# START OF DATASET EXTRACT

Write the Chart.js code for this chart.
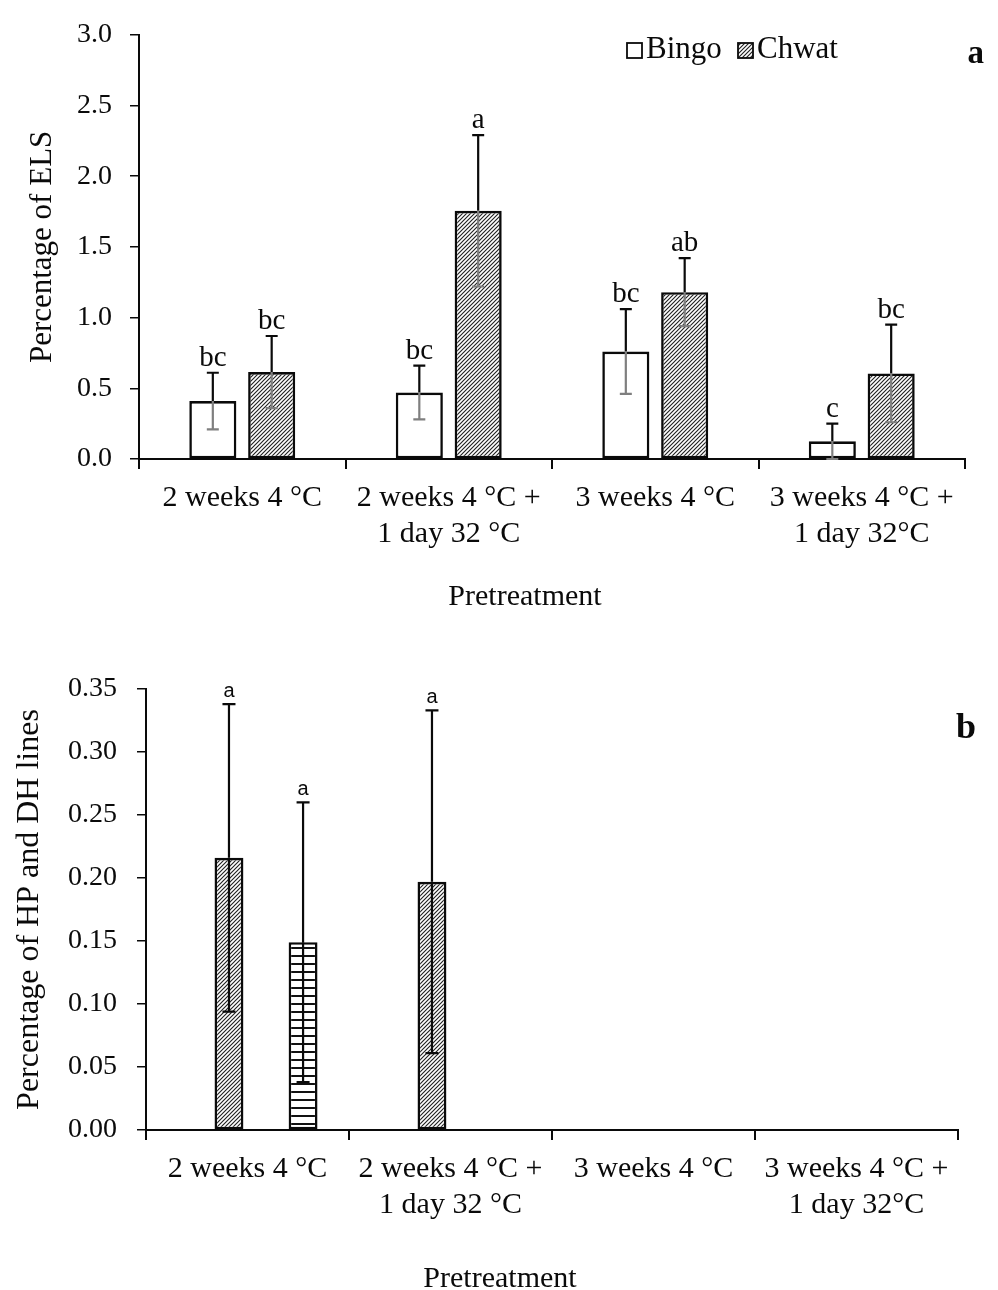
<!DOCTYPE html>
<html><head><meta charset="utf-8">
<script src="https://cdn.jsdelivr.net/npm/chart.js@4.4.1/dist/chart.umd.min.js"></script>
<style>
html,body{margin:0;padding:0;background:#fff;}
#wrap{position:relative;width:998px;height:1290px;overflow:hidden;}
canvas{position:absolute;left:0;}
#ca{top:0;} #cb{top:640px;}
</style></head><body>
<div id="wrap"><canvas id="ca" width="998" height="620"></canvas><canvas id="cb" width="998" height="650"></canvas></div>
<script>
// ---------- data ----------
const categories = [['2 weeks 4 °C'], ['2 weeks 4 °C +', '1 day 32 °C'], ['3 weeks 4 °C'], ['3 weeks 4 °C +', '1 day 32°C']];

// Panel a: percentage of ELS
const bingoELS      = [0.41, 0.47, 0.76, 0.125];
const bingoELSErr   = [0.20, 0.19, 0.30, 0.125];
const chwatELS      = [0.615, 1.755, 1.18, 0.605];
const chwatELSErr   = [0.255, 0.535, 0.24, 0.345];
const bingoLetters  = ['bc', 'bc', 'bc', 'c'];
const chwatLetters  = ['bc', 'a', 'ab', 'bc'];
const yTickLabelsA  = ['0.0', '0.5', '1.0', '1.5', '2.0', '2.5', '3.0'];

// Panel b: percentage of HP and DH lines
const chwatHP       = [0.216, 0.197, 0, 0];
const chwatHPErr    = [0.122, 0.136, 0, 0];
const chwatDH       = [0.149, 0, 0, 0];
const chwatDHErr    = [0.111, 0, 0, 0];
const hpLetters     = ['a', 'a', '', ''];
const dhLetters     = ['a', '', '', ''];
const emptySlot     = [null, null, null, null];
const yTickLabelsB  = ['0.00', '0.05', '0.10', '0.15', '0.20', '0.25', '0.30', '0.35'];

// ---------- helpers ----------
const SERIF = '"Liberation Serif", "Times New Roman", serif';
const INK = '#0a0a0a';

function hatch(ctx) {
  const c = document.createElement('canvas'); c.width = 4; c.height = 4;
  const g = c.getContext('2d');
  g.fillStyle = '#fff'; g.fillRect(0, 0, 4, 4);
  g.strokeStyle = '#222'; g.lineWidth = 1.15;
  g.beginPath();
  g.moveTo(-1, 5); g.lineTo(5, -1);
  g.moveTo(-1, 1); g.lineTo(1, -1);
  g.moveTo(3, 5); g.lineTo(5, 3);
  g.stroke();
  return ctx.createPattern(c, 'repeat');
}
function hlines(ctx) {
  const c = document.createElement('canvas'); c.width = 4; c.height = 8;
  const g = c.getContext('2d');
  g.fillStyle = '#fff'; g.fillRect(0, 0, 4, 8);
  g.fillStyle = '#111'; g.fillRect(0, 3, 4, 2);
  return ctx.createPattern(c, 'repeat');
}

const annot = {
  id: 'annot',
  afterDatasetsDraw(chart) {
    const o = chart.options.plugins.annot;
    const ctx = chart.ctx, ys = chart.scales.y;
    ctx.save();
    chart.data.datasets.forEach((ds, di) => {
      if (!ds.err) return;
      const meta = chart.getDatasetMeta(di);
      meta.data.forEach((bar, i) => {
        const v = ds.data[i], e = ds.err[i];
        if (v == null || e == null || e <= 0) return;
        const x = bar.x;
        const yT = ys.getPixelForValue(v + e);
        const yV = ys.getPixelForValue(v);
        const yB = ys.getPixelForValue(Math.max(v - e, 0));
        const cw = o.capHalf;
        ctx.lineWidth = 2.2; ctx.lineCap = 'butt';
        ctx.strokeStyle = o.upperColor;
        ctx.beginPath(); ctx.moveTo(x, yT); ctx.lineTo(x, yV);
        ctx.moveTo(x - cw, yT); ctx.lineTo(x + cw, yT); ctx.stroke();
        ctx.strokeStyle = o.lowerColor;
        ctx.beginPath(); ctx.moveTo(x, yV); ctx.lineTo(x, yB);
        ctx.moveTo(x - cw, yB); ctx.lineTo(x + cw, yB); ctx.stroke();
        const L = ds.letters && ds.letters[i];
        if (L) {
          ctx.font = o.letterFont; ctx.fillStyle = INK;
          ctx.textAlign = 'center'; ctx.textBaseline = 'alphabetic';
          ctx.fillText(L, x, yT - o.letterGap);
        }
      });
    });
    // legend
    o.legend.forEach(it => {
      const ds = chart.data.datasets[it.ds];
      ctx.fillStyle = ds.backgroundColor;
      ctx.fillRect(it.x, it.y - it.size, it.size, it.size);
      ctx.strokeStyle = INK; ctx.lineWidth = 1.8;
      ctx.strokeRect(it.x, it.y - it.size, it.size, it.size);
      ctx.font = o.legendSize + 'px ' + SERIF; ctx.fillStyle = INK;
      ctx.textAlign = 'left'; ctx.textBaseline = 'alphabetic';
      ctx.fillText(ds.label, it.x + it.size + 4, it.y);
    });
    // x-axis title
    ctx.font = o.xTitle.size + 'px ' + SERIF; ctx.fillStyle = INK;
    ctx.textAlign = 'center'; ctx.textBaseline = 'alphabetic';
    ctx.fillText(o.xTitle.text, o.xTitle.x, o.xTitle.y);
    // panel letter
    ctx.font = 'bold ' + o.panel.size + 'px ' + SERIF;
    ctx.textAlign = 'right';
    ctx.fillText(o.panel.text, o.panel.x, o.panel.y);
    ctx.restore();
  }
};

function xScale(h) {
  return {
    offset: true,
    grid: { display: true, offset: true, drawOnChartArea: false, drawTicks: true, tickLength: 10, color: INK, lineWidth: 2 },
    border: { display: true, color: INK, width: 2 },
    ticks: { font: { family: SERIF, size: 30, lineHeight: 1.2 }, color: INK, padding: 11, maxRotation: 0, minRotation: 0, autoSkip: false },
    afterFit(s) { s.height = h; }
  };
}

// ---------- panel a ----------
const ctxA = document.getElementById('ca').getContext('2d');
new Chart(ctxA, {
  type: 'bar',
  data: {
    labels: categories,
    datasets: [
      { label: 'Bingo', data: bingoELS, err: bingoELSErr, letters: bingoLetters,
        backgroundColor: '#ffffff', borderColor: INK, borderWidth: 2.6, borderSkipped: false,
        barPercentage: 0.8, categoryPercentage: 0.57 },
      { label: 'Chwat', data: chwatELS, err: chwatELSErr, letters: chwatLetters,
        backgroundColor: hatch(ctxA), borderColor: INK, borderWidth: 2.6, borderSkipped: false,
        barPercentage: 0.8, categoryPercentage: 0.57 }
    ]
  },
  options: {
    responsive: false, animation: false, devicePixelRatio: 1,
    layout: { padding: { left: 0, right: 33, top: 23, bottom: 0 } },
    plugins: {
      legend: { display: false }, tooltip: { enabled: false },
      annot: {
        capHalf: 6, upperColor: INK, lowerColor: '#7f7f7f',
        letterFont: '29px ' + SERIF, letterGap: 7,
        legendSize: 31,
        legend: [{ ds: 0, x: 627, y: 58, size: 15 }, { ds: 1, x: 738, y: 58, size: 15 }],
        xTitle: { text: 'Pretreatment', x: 525, y: 605, size: 30 },
        panel: { text: 'a', x: 984, y: 63, size: 33 }
      }
    },
    scales: {
      x: xScale(161),
      y: {
        min: 0, max: 3,
        ticks: { stepSize: 0.5, callback: (v, i) => yTickLabelsA[i], font: { family: SERIF, size: 28 }, color: INK, padding: 18 },
        grid: { drawOnChartArea: false, drawTicks: true, tickLength: 9, color: INK, lineWidth: 1.5 },
        border: { display: true, color: INK, width: 2 },
        title: { display: true, text: 'Percentage of ELS', font: { family: SERIF, size: 31 }, color: INK, padding: { top: 24, bottom: 0 } },
        afterFit(s) { s.width = 139; }
      }
    }
  },
  plugins: [annot]
});

// ---------- panel b ----------
const ctxB = document.getElementById('cb').getContext('2d');
new Chart(ctxB, {
  type: 'bar',
  data: {
    labels: categories,
    datasets: [
      { label: '', data: emptySlot, backgroundColor: '#fff', barPercentage: 0.78, categoryPercentage: 0.73 },
      { label: 'Chwat HP', data: chwatHP, err: chwatHPErr, letters: hpLetters,
        backgroundColor: hatch(ctxB), borderColor: INK, borderWidth: 2.6, borderSkipped: false,
        barPercentage: 0.78, categoryPercentage: 0.73 },
      { label: '', data: emptySlot, backgroundColor: '#fff', barPercentage: 0.78, categoryPercentage: 0.73 },
      { label: 'Chwat DH', data: chwatDH, err: chwatDHErr, letters: dhLetters,
        backgroundColor: hlines(ctxB), borderColor: INK, borderWidth: 2.6, borderSkipped: false,
        barPercentage: 0.78, categoryPercentage: 0.73 }
    ]
  },
  options: {
    responsive: false, animation: false, devicePixelRatio: 1,
    layout: { padding: { left: 0, right: 40, top: 49, bottom: 0 } },
    plugins: {
      legend: { display: false }, tooltip: { enabled: false },
      annot: {
        capHalf: 6.5, upperColor: INK, lowerColor: INK,
        letterFont: '20px "Liberation Sans", Arial, sans-serif', letterGap: 7,
        legendSize: 31,
        legend: [{ ds: 1, x: 525, y: 757, size: 14 }, { ds: 3, x: 694, y: 757, size: 14 }],
        xTitle: { text: 'Pretreatment', x: 500, y: 647, size: 30 },
        panel: { text: 'b', x: 976, y: 98, size: 36 }
      }
    },
    scales: {
      x: xScale(160),
      y: {
        min: 0, max: 0.35,
        ticks: { stepSize: 0.05, callback: (v, i) => yTickLabelsB[i], font: { family: SERIF, size: 28 }, color: INK, padding: 20 },
        grid: { drawOnChartArea: false, drawTicks: true, tickLength: 9, color: INK, lineWidth: 1.5 },
        border: { display: true, color: INK, width: 2 },
        title: { display: true, text: 'Percentage of HP and DH lines', font: { family: SERIF, size: 32 }, color: INK, padding: { top: 10, bottom: 0 } },
        afterFit(s) { s.width = 146; }
      }
    }
  },
  plugins: [annot]
});
</script>
</body></html>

# END OF DATASET EXTRACT

WRITTEN TASK >> Look at the listing and set down only the lines from its start through the line with "const categories = [['2", word for word and without pictures.

WORKED SOLUTION >>
Write the Chart.js code for this chart.
<!DOCTYPE html>
<html><head><meta charset="utf-8">
<script src="https://cdn.jsdelivr.net/npm/chart.js@4.4.1/dist/chart.umd.min.js"></script>
<style>
html,body{margin:0;padding:0;background:#fff;}
#wrap{position:relative;width:998px;height:1290px;overflow:hidden;}
canvas{position:absolute;left:0;}
#ca{top:0;} #cb{top:640px;}
</style></head><body>
<div id="wrap"><canvas id="ca" width="998" height="620"></canvas><canvas id="cb" width="998" height="650"></canvas></div>
<script>
// ---------- data ----------
const categories = [['2 weeks 4 °C'], ['2 weeks 4 °C +', '1 day 32 °C'], ['3 weeks 4 °C'], ['3 weeks 4 °C +', '1 day 32°C']];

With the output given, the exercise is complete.